━━ Data block

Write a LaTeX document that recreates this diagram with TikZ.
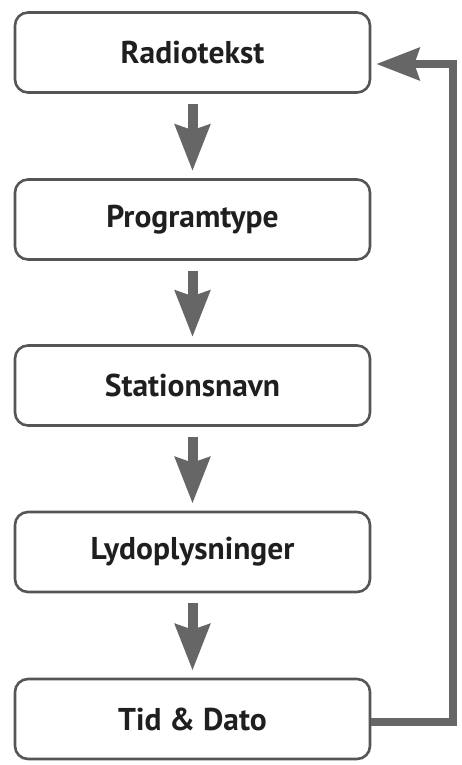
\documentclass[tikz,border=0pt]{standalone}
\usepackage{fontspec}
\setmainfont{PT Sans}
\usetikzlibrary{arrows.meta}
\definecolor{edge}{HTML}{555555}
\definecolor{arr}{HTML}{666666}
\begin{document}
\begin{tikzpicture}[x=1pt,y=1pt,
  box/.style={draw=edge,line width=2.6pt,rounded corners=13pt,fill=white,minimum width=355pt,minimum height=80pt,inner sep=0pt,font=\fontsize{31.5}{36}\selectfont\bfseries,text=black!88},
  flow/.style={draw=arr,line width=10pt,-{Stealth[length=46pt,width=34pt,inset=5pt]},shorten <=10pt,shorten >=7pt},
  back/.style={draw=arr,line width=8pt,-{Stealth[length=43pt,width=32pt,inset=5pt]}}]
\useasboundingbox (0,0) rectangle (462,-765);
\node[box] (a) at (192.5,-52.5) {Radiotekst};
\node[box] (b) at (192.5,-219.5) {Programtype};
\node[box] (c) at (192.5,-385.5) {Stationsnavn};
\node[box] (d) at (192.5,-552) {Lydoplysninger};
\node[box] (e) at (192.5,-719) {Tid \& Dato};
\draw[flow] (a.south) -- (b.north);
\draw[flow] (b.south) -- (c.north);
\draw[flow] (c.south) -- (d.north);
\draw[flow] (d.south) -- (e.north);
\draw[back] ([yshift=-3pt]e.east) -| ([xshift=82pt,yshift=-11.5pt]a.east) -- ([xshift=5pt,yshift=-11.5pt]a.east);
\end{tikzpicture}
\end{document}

━━━━

Prompt:
Go through the material above and print all of it exactly, except the pictures.

Result for this exercise:
Write a LaTeX document that recreates this diagram with TikZ.
\documentclass[tikz,border=0pt]{standalone}
\usepackage{fontspec}
\setmainfont{PT Sans}
\usetikzlibrary{arrows.meta}
\definecolor{edge}{HTML}{555555}
\definecolor{arr}{HTML}{666666}
\begin{document}
\begin{tikzpicture}[x=1pt,y=1pt,
  box/.style={draw=edge,line width=2.6pt,rounded corners=13pt,fill=white,minimum width=355pt,minimum height=80pt,inner sep=0pt,font=\fontsize{31.5}{36}\selectfont\bfseries,text=black!88},
  flow/.style={draw=arr,line width=10pt,-{Stealth[length=46pt,width=34pt,inset=5pt]},shorten <=10pt,shorten >=7pt},
  back/.style={draw=arr,line width=8pt,-{Stealth[length=43pt,width=32pt,inset=5pt]}}]
\useasboundingbox (0,0) rectangle (462,-765);
\node[box] (a) at (192.5,-52.5) {Radiotekst};
\node[box] (b) at (192.5,-219.5) {Programtype};
\node[box] (c) at (192.5,-385.5) {Stationsnavn};
\node[box] (d) at (192.5,-552) {Lydoplysninger};
\node[box] (e) at (192.5,-719) {Tid \& Dato};
\draw[flow] (a.south) -- (b.north);
\draw[flow] (b.south) -- (c.north);
\draw[flow] (c.south) -- (d.north);
\draw[flow] (d.south) -- (e.north);
\draw[back] ([yshift=-3pt]e.east) -| ([xshift=82pt,yshift=-11.5pt]a.east) -- ([xshift=5pt,yshift=-11.5pt]a.east);
\end{tikzpicture}
\end{document}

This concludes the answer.